Select every line holding the word "page" and copy it.

RECORDS SHOWN
(begin)

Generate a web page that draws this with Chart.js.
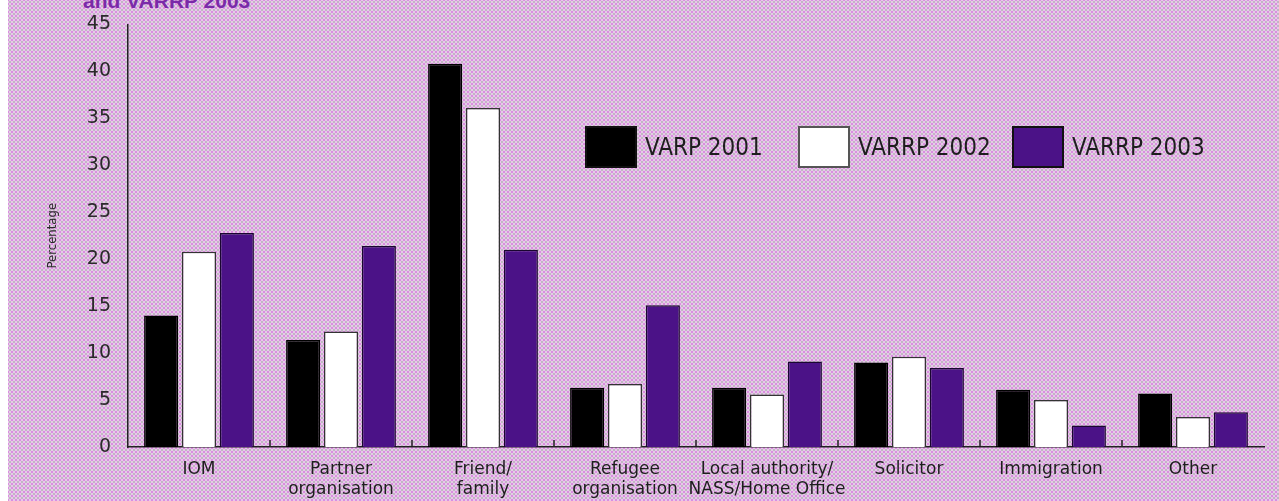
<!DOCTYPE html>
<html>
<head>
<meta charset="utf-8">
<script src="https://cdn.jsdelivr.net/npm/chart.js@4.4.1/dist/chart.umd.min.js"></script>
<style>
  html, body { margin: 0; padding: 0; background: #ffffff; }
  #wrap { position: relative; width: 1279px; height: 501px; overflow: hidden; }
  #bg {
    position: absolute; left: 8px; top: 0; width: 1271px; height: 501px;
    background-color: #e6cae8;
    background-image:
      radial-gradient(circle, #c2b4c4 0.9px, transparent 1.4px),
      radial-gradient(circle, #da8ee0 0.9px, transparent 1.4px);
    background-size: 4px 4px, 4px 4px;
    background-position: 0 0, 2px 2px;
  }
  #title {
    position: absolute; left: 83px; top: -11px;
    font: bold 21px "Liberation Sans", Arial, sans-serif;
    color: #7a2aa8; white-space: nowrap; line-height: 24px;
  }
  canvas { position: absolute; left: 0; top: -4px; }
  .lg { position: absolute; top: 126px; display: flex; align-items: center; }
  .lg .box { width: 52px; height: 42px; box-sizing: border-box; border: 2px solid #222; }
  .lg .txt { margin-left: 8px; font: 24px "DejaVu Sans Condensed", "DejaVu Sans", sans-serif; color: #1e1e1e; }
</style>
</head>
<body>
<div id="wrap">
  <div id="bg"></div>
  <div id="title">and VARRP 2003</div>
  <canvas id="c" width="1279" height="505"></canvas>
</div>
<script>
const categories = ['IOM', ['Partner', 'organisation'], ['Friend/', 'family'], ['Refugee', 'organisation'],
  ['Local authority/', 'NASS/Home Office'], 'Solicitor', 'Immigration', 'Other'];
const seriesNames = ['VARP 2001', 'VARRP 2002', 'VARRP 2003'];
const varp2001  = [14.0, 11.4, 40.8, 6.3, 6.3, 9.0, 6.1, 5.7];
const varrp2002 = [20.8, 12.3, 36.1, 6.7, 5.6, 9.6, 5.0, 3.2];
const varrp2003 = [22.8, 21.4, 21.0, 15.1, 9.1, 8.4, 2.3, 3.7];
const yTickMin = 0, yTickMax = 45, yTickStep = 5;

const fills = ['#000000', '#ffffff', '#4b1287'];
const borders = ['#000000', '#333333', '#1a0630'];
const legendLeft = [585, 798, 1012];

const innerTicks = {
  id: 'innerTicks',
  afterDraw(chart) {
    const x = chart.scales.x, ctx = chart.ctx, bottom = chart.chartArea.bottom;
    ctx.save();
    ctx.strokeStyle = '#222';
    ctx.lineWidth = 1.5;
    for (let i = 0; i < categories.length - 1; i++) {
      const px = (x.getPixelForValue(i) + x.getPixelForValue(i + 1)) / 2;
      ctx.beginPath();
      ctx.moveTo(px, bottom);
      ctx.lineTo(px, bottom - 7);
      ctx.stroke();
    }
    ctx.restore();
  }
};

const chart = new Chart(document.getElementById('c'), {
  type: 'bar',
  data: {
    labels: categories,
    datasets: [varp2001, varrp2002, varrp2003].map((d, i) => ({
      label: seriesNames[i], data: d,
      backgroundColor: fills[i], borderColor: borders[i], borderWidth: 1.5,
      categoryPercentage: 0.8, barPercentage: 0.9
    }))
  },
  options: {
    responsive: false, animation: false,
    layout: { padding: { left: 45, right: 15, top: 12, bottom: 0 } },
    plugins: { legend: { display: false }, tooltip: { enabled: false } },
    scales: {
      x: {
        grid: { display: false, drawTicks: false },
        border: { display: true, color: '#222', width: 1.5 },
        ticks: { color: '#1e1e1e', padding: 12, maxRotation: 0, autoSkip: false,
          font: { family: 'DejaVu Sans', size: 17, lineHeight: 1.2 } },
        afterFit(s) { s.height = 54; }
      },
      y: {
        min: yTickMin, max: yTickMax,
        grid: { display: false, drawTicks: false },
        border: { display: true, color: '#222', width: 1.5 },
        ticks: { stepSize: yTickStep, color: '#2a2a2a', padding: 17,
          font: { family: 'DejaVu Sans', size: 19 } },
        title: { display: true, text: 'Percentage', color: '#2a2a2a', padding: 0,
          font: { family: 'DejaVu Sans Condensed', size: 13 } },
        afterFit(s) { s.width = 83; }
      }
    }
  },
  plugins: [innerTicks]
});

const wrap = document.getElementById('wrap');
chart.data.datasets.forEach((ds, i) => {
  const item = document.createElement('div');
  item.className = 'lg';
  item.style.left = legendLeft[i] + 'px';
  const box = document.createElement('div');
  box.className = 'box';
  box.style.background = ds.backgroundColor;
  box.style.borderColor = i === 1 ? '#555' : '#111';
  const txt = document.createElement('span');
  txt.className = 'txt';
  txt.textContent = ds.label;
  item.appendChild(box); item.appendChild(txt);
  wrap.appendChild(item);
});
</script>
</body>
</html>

(end)
(begin)

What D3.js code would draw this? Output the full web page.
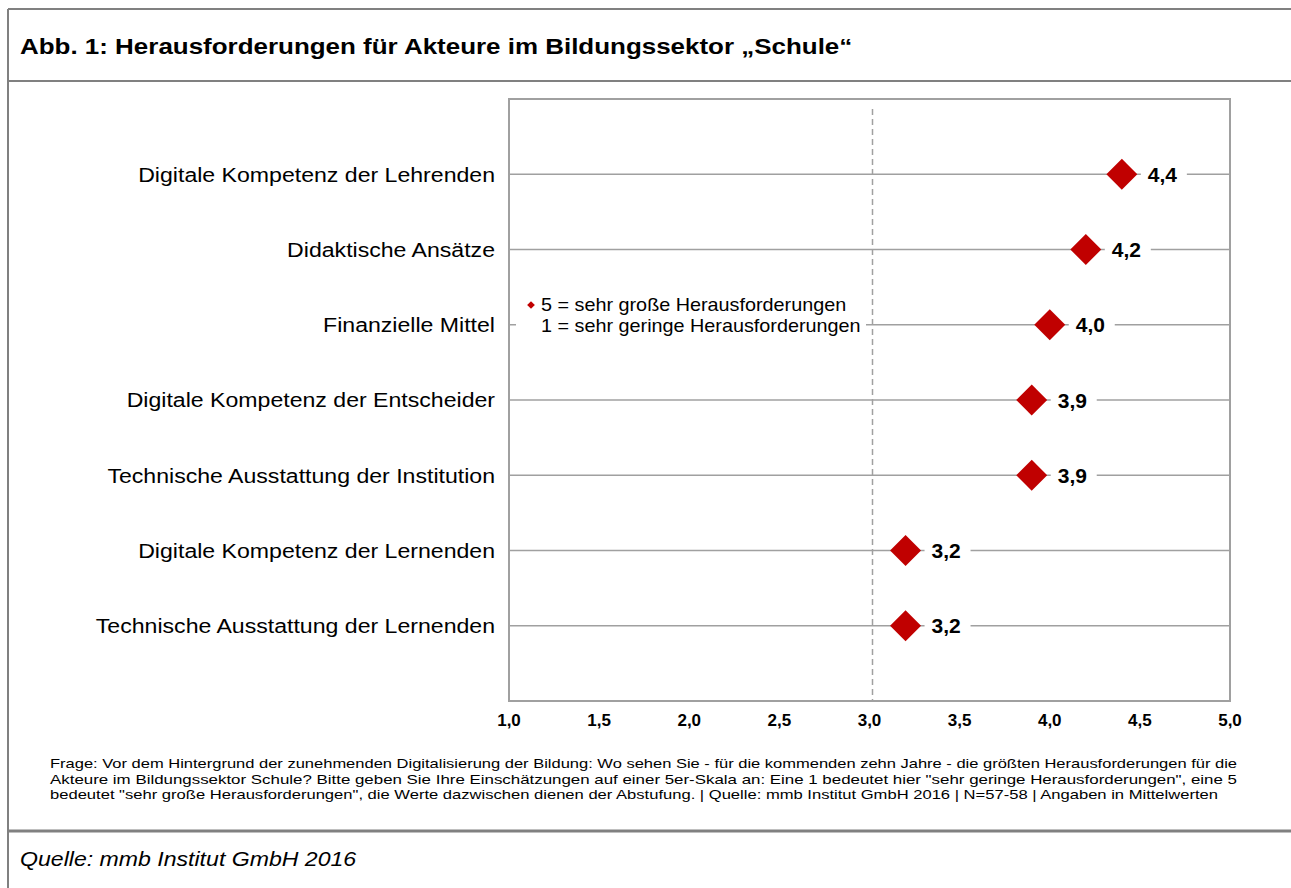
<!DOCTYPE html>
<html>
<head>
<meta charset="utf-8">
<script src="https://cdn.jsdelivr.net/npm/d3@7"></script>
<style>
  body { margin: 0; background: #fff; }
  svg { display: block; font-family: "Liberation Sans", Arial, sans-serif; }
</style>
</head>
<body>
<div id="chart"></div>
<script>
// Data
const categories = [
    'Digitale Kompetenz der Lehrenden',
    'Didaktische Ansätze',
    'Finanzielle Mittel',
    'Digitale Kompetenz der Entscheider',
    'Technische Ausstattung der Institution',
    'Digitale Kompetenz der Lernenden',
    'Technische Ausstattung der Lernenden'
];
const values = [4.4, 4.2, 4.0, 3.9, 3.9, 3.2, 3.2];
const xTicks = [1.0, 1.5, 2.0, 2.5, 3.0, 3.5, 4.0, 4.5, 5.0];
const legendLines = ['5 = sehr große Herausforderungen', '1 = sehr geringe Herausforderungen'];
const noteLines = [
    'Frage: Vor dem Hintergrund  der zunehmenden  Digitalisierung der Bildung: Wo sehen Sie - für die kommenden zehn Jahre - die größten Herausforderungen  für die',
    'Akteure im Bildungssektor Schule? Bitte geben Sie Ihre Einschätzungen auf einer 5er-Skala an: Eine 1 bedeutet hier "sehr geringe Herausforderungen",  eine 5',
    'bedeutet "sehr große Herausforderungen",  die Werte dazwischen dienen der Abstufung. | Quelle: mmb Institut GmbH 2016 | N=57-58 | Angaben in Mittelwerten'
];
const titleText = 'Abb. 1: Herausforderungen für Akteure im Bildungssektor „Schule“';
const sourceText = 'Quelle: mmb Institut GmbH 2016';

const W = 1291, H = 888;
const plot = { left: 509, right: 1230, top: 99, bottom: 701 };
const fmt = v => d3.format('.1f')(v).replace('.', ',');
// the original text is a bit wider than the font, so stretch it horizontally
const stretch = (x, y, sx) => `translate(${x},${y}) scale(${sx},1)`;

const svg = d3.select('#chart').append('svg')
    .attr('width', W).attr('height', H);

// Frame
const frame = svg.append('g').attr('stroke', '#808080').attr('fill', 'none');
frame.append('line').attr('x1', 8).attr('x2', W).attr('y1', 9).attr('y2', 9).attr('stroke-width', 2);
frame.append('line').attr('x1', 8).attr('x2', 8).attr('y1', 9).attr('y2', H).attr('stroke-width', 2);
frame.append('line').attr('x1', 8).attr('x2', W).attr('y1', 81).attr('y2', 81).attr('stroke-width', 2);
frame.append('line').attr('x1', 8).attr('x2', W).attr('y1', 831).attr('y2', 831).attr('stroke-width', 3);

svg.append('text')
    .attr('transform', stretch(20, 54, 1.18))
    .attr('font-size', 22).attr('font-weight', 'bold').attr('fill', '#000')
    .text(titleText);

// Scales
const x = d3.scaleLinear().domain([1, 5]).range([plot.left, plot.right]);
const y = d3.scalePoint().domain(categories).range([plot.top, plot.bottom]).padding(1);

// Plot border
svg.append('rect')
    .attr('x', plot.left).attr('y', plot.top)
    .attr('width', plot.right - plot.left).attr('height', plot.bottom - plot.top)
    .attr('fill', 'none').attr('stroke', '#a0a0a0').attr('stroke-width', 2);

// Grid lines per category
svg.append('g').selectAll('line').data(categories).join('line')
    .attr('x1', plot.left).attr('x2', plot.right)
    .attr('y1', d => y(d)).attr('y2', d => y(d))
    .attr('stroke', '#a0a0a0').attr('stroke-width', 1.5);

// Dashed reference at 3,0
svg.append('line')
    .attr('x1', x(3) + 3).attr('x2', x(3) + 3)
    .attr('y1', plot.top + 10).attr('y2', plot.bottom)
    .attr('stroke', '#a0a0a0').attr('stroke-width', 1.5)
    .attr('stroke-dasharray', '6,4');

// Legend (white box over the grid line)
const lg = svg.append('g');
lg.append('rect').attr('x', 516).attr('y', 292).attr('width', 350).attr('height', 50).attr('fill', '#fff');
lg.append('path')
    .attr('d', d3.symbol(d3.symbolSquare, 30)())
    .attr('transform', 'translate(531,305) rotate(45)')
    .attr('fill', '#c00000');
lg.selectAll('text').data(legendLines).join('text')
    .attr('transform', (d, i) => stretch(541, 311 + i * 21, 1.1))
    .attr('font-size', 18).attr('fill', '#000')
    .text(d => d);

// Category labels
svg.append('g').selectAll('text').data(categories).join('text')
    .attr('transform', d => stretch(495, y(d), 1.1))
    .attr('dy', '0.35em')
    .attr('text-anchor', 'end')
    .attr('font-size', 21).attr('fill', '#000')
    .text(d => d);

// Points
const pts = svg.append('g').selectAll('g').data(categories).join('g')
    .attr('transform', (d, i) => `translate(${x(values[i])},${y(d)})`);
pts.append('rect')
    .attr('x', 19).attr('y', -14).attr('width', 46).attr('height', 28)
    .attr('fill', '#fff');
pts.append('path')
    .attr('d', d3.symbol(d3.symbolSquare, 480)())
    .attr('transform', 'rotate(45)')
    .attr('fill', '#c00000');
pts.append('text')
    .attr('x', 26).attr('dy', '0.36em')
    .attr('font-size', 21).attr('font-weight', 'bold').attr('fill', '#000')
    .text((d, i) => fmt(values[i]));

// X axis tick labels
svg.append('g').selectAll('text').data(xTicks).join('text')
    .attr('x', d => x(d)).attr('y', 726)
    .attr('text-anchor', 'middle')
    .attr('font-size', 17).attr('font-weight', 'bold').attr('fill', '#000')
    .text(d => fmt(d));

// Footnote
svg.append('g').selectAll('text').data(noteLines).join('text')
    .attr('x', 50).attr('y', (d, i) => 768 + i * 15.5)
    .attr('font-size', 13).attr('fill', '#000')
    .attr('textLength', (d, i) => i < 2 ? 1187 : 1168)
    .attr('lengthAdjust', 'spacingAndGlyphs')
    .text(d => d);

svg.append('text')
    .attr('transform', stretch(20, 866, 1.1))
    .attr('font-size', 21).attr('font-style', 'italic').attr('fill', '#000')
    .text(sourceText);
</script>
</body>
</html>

(end)

EXERCISE RESPONSE
Generate a web page that draws this with Chart.js.
What D3.js code would draw this? Output the full web page.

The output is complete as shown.